Uma espera de dois anos se encerrou às 12h17min desta sexta-feira. No portão B de desembarque do Aeroporto Internacional Salgado Filho, em Porto Alegre, os irmãos haitianos Phadlyn, seis anos, e Lucson Luxana, cinco, enfim reencontraram os pais e a irmã, radicados em Três Coroas, no Vale do Paranhana. A timidez dos meninos em trajes idênticos – camisa xadrez e calça jeans – cedeu diante das surpresas preparadas para lhes dar as boas-vindas: bandeirolas do Brasil e um urso e um leão de brinquedo, representando, respectivamente, força e coragem para esta nova etapa.
Leia mais:
O primeiro Natal do haitiano Phane Luxana na companhia da família desde a chegada ao Brasil
Especial ZH: Inferno na Terra Prometida
Sonhos Partidos: haitianos que vivem no RS querem voltar para casa
Phane Luxana, 30 anos, e Mislene Noel, 37, os pais, e Misline, dois, a caçula, foram personagens de uma reportagem especial de Zero Hora publicada em dezembro. O pedreiro deixou o Haiti em 2014 e se estabeleceu no Rio Grande do Sul para tentar proporcionar uma vida mais confortável aos familiares que deixara para trás. Mislene e Misline chegaram em outubro de 2015. Ao conhecer a história dos imigrantes, a aposentada Marileuza Ruppenthal mobilizou a comunidade três-coroense para reunir a quantia necessária para a confecção dos documentos e a compra das passagens dos garotos. A ideia inicial era trazê-los antes do Natal do ano passado, mas entraves burocráticos fizeram a demora se estender por meses.
– Foi bastante angustiante. Recebi críticas na cidade. Achavam que eu era louca, que estava sonhando demais. Teve momentos em que o Phane queria desistir. Eu dizia que não, que não íamos desistir – recorda Marileuza.
Mislene também enfrentou momentos de pessimismo, sofrendo com o afastamento e as sucessivas postergações. Em mais de uma ocasião, teve de procurar atendimento médico por conta de sintomas relacionados ao estresse. Quando tudo parecia pronto para a jornada em direção ao Brasil, na semana passada, Phadlyn e Lucson foram impedidos de embarcar em Porto Príncipe. Segundo Wilfrid Jeune, tio que os acompanhou na viagem, as autoridades alegaram problemas com a conexão que seria feita no Panamá. Remarcadas as passagens, o trio conseguiu partir na quinta-feira. Na manhã desta sexta-feira, Phane, Mislene e Misline deixaram Três Coroas em um micro-ônibus, acompanhados por amigos, rumo ao Salgado Filho. Perto de Porto Alegre, o pedreiro teve uma intensa crise de choro.

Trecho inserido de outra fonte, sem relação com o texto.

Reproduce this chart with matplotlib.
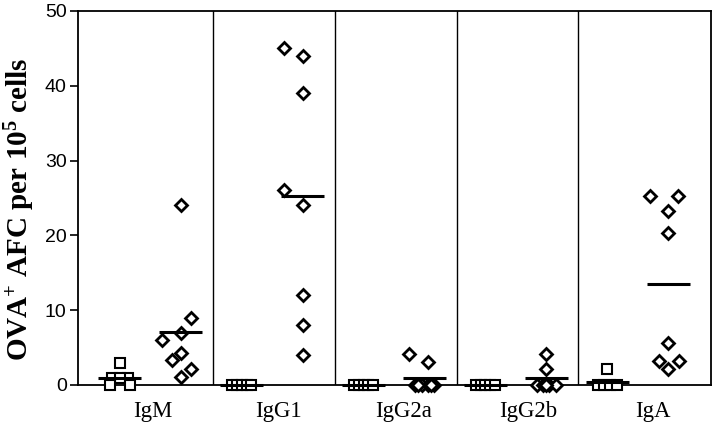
import matplotlib
matplotlib.use("Agg")
import matplotlib.pyplot as plt
import numpy as np

plt.rcParams["mathtext.fontset"] = "custom"
plt.rcParams["mathtext.rm"] = "Liberation Serif:bold"
plt.rcParams["mathtext.bf"] = "Liberation Serif:bold"
plt.rcParams["mathtext.it"] = "Liberation Serif:bold"

# ---- data ----
categories = ["IgM", "IgG1", "IgG2a", "IgG2b", "IgA"]

# control group (open squares)
igm_sq = [3, 1, 1, 1, 0, 0]
igg1_sq = [0, 0, 0, 0, 0]
igg2a_sq = [0, 0, 0, 0, 0]
igg2b_sq = [0, 0, 0, 0, 0]
iga_sq = [2.2, 0, 0, 0, 0]

# immunised group (open diamonds)
igm_dm = [24, 9, 7, 6, 4.3, 3.3, 2.1, 1.1]
igg1_dm = [45, 44, 39, 26, 24, 12, 8, 4]
igg2a_dm = [4.1, 3.1, 0, 0, 0, 0, 0, 0]
igg2b_dm = [4.1, 2.1, 0, 0, 0, 0, 0]
iga_dm = [25.2, 25.2, 23.2, 20.3, 5.6, 3.2, 3.2, 2.1]

y_ticks = [0, 10, 20, 30, 40, 50]

# ---- layout (horizontal jitter, positions) ----
sq_dx = {
    "IgM": [0, -0.13, 0.13, 0, -0.16, 0.16],
    "IgG1": [-0.16, -0.08, 0, 0.08, 0.16],
    "IgG2a": [-0.16, -0.08, 0, 0.08, 0.16],
    "IgG2b": [-0.16, -0.08, 0, 0.08, 0.16],
    "IgA": [0, -0.15, -0.05, 0.05, 0.15],
}
dm_dx = {
    "IgM": [0, 0.16, 0, -0.3, 0, -0.14, 0.16, 0],
    "IgG1": [-0.31, 0, 0, -0.31, 0, 0, 0, 0],
    "IgG2a": [-0.25, 0.06, -0.15, -0.05, 0.05, 0.15, -0.1, 0.1],
    "IgG2b": [0, 0, -0.15, -0.05, 0.05, 0.15, 0],
    "IgA": [-0.3, 0.16, 0, 0, 0, -0.15, 0.18, 0],
}

squares = [igm_sq, igg1_sq, igg2a_sq, igg2b_sq, iga_sq]
diamonds = [igm_dm, igg1_dm, igg2a_dm, igg2b_dm, iga_dm]

fig = plt.figure(figsize=(7.2, 4.36), dpi=100)
ax = fig.add_axes([0.108, 0.117, 0.8795, 0.858])

half = 0.35
for i, cat in enumerate(categories):
    xs = 2 * i + 1
    xd = 2 * i + 2
    sv = np.array(squares[i], dtype=float)
    dv = np.array(diamonds[i], dtype=float)
    ax.plot(xs + np.array(sq_dx[cat]), sv, linestyle="none", marker="s",
            ms=7.5, mfc="white", mec="black", mew=1.5, clip_on=False, zorder=3)
    ax.plot(xd + np.array(dm_dx[cat]), dv, linestyle="none", marker="D",
            ms=6.5, mfc="white", mec="black", mew=2.0, clip_on=False, zorder=3)
    ax.plot([xs - half, xs + half], [sv.mean()] * 2, color="black", lw=2.2,
            solid_capstyle="butt", clip_on=False, zorder=4)
    ax.plot([xd - half, xd + half], [dv.mean()] * 2, color="black", lw=2.2,
            solid_capstyle="butt", clip_on=False, zorder=4)

for xdiv in [2.53, 4.53, 6.54, 8.52]:
    ax.axvline(xdiv, color="black", lw=1.0, zorder=1)

ax.set_xlim(0.31, 10.7)
ax.set_ylim(0, 50)
ax.set_yticks(y_ticks)
ax.set_yticklabels([str(t) for t in y_ticks], family="Liberation Sans", fontsize=14)
ax.tick_params(axis="y", direction="out", length=6, width=1.2, pad=2)
ax.set_xticks([])
for s in ax.spines.values():
    s.set_linewidth(1.3)

label_x = [1.55, 3.6, 5.65, 7.7, 9.75]
for lx, cat in zip(label_x, categories):
    ax.text(lx, -3.5, cat, ha="center", va="center", family="Liberation Serif",
            fontsize=16.5)

ax.set_ylabel(r"OVA$^{+}$ AFC per 10$^{5}$ cells", family="Liberation Serif",
              fontweight="bold", fontsize=21, va="center")
ax.yaxis.set_label_coords(-0.091, 0.47)

fig.savefig("out.png", dpi=100)
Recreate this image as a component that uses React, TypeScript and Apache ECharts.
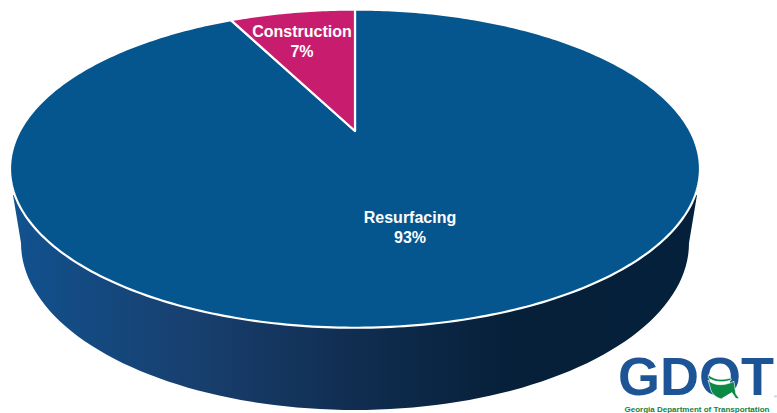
import React, { useEffect, useRef } from "react";
import * as echarts from "echarts";

const categories = ["Resurfacing", "Construction"];
const shares = [92.6, 7.4];
const sliceColors = ["#05568F", "#C81D6E"];
const labelAnchors = [[410, 227], [302, 41.5]];

const W = 777, H = 413;
// Perspective disc: unit circle is projected so the centre sits above the middle of the ellipse
const APEX_X = 355, APEX_Y = 131;
const K = 75 / 317, BV = 150.2, CU = 335.2;
const project = (u: number, v: number, r = 1) => {
  const d = 1 + K * r * v;
  return [APEX_X + (CU * r * u) / d, APEX_Y - (BV * r * v) / d];
};

const GREEN_BODY =
  "M84 90 C100 106 130 110 162 94 C164 110 166 122 168 132 L178 146 L168 146 L156 128 C146 133 136 140 124 147 C108 143 96 132 92 118 C90 108 87 100 84 90 Z " +
  "M85 74 C100 88 125 92 152 84 L154 90 C125 100 100 95 85 84 Z";
echarts.graphic.registerShape("gaGreen", echarts.graphic.extendPath(GREEN_BODY, {}) as any);

export default function App() {
  const ref = useRef<HTMLDivElement>(null);
  useEffect(() => {
    document.body.style.margin = "0";
    const chart = echarts.init(ref.current!, undefined, { renderer: "svg" });
    const total = shares.reduce((a, b) => a + b, 0);

    const renderWall = () => {
      const pts: number[][] = [[13, 195]];
      for (let a = 180; a >= 0; a -= 2) {
        const t = (a * Math.PI) / 180;
        pts.push([355 + 334 * Math.cos(t), 243 + 167 * Math.sin(t)]);
      }
      pts.push([697, 195]);
      return {
        type: "polygon",
        shape: { points: pts },
        style: {
          fill: new echarts.graphic.LinearGradient(0, 0, 1, 0, [
            { offset: 0, color: "#115290" },
            { offset: 0.08, color: "#134c84" },
            { offset: 0.27, color: "#183f6e" },
            { offset: 0.5, color: "#102d50" },
            { offset: 0.72, color: "#07203a" },
            { offset: 1, color: "#05203a" },
          ]),
        },
      };
    };

    const renderSlice = (params: any, api: any) => {
      const i = params.dataIndex;
      let before = 0;
      for (let j = 0; j < i; j++) before += shares[j];
      const start = (before / total) * 2 * Math.PI;
      const sweep = (api.value(0) / total) * 2 * Math.PI;
      const steps = Math.max(4, Math.ceil(sweep / 0.015));
      const pts: number[][] = [[APEX_X, APEX_Y]];
      for (let s = 0; s <= steps; s++) {
        const t = start + (sweep * s) / steps;
        pts.push(project(Math.sin(t), Math.cos(t)));
      }
      return {
        type: "polygon",
        shape: { points: pts },
        style: { fill: sliceColors[i], stroke: "#ffffff", lineWidth: 2.2, lineJoin: "round" },
      };
    };

    const renderLabel = (params: any, api: any) => {
      const i = params.dataIndex;
      const pct = `${Math.round((api.value(0) / total) * 100)}%`;
      return {
        type: "text",
        style: {
          text: `${categories[i]}\n${pct}`,
          x: labelAnchors[i][0],
          y: labelAnchors[i][1],
          align: "center",
          verticalAlign: "middle",
          fill: "#ffffff",
          font: 'bold 16px "Liberation Sans", Arial, sans-serif',
          lineHeight: 20,
        },
      };
    };

    const data = categories.map((name, i) => ({ name, value: shares[i] }));

    chart.setOption({
      animation: false,
      backgroundColor: "#ffffff",
      series: [
        { type: "custom", coordinateSystem: "none", silent: true, z: 1, renderItem: renderWall, data: [data[0]] },
        { type: "custom", coordinateSystem: "none", silent: true, z: 2, renderItem: renderSlice, data },
        { type: "custom", coordinateSystem: "none", silent: true, z: 3, renderItem: renderLabel, data },
      ],
      graphic: [
        {
          type: "text", z: 10, x: 618, y: 376,
          style: {
            text: "GDOT", fill: "#1D5496", verticalAlign: "middle", align: "left",
            font: 'bold 54px "Liberation Sans", Arial, sans-serif',
          },
        },
        {
          type: "gaGreen", z: 11, x: 680, y: 350, scaleX: 1 / 3, scaleY: 1 / 3,
          style: { fill: "#0B8A45", stroke: "#ffffff", lineWidth: 2 },
        },
        {
          type: "text", z: 10, x: 774, y: 394,
          style: { text: "®", fill: "#6b7f95", font: '4px "Liberation Sans", Arial, sans-serif' },
        },
        {
          type: "text", z: 10, x: 697, y: 409,
          style: {
            text: "Georgia Department of Transportation", fill: "#17803f", align: "center",
            verticalAlign: "middle", font: 'bold 8px "Liberation Sans", Arial, sans-serif',
          },
        },
      ],
    });
    return () => chart.dispose();
  }, []);
  return <div ref={ref} style={{ position: "absolute", left: 0, top: 0, width: W, height: H }} />;
}
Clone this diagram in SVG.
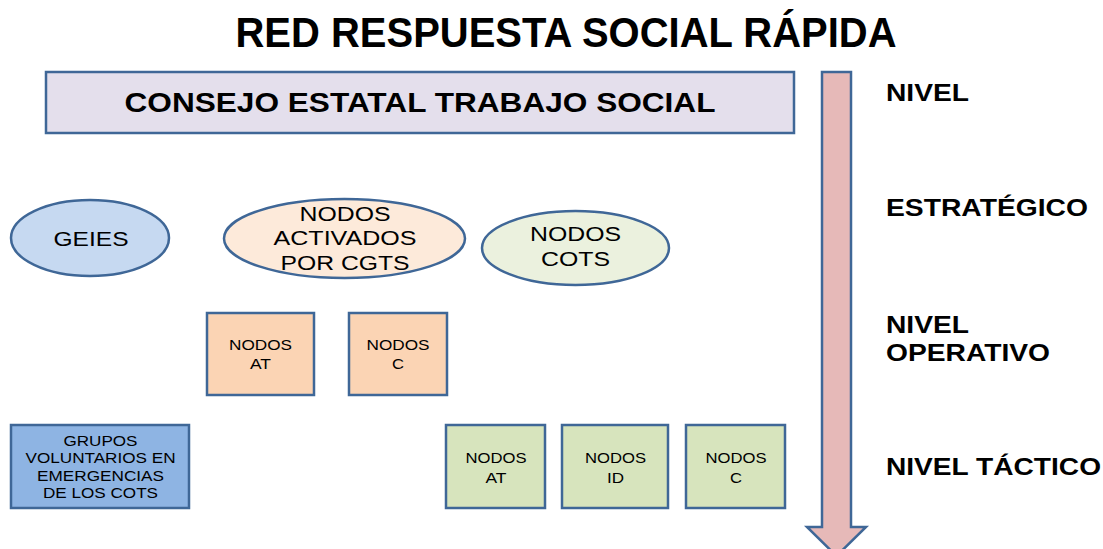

– Fiquei com muita saudade das crianças – conta o pai, falante de francês e crioulo que compreende bem o português. – Fico muito felicidade. Eu tô muito alegria.
A falta de convívio foi amenizada por conversas diárias, em arquivos de áudio e vídeo, via WhatsApp. No saguão do aeroporto, a sintonia se estabeleceu de imediato entre os recém-chegados e a irmã menor, que corriam e brincavam. Cansados, os guris dormiram no colo dos pais a caminho de casa. A ideia agora é matriculá-los em uma escola, integrando-os à rotina já bem estabelecida da família – Phane trabalha em uma empresa que presta serviços à prefeitura, Mislene é funcionária de um bazar, Misline frequenta uma instituição de Educação Infantil e aulas de balé.
– Se Deus quiser e der tudo certo, eu vou ficar por toda a minha vida aqui – planeja Phane.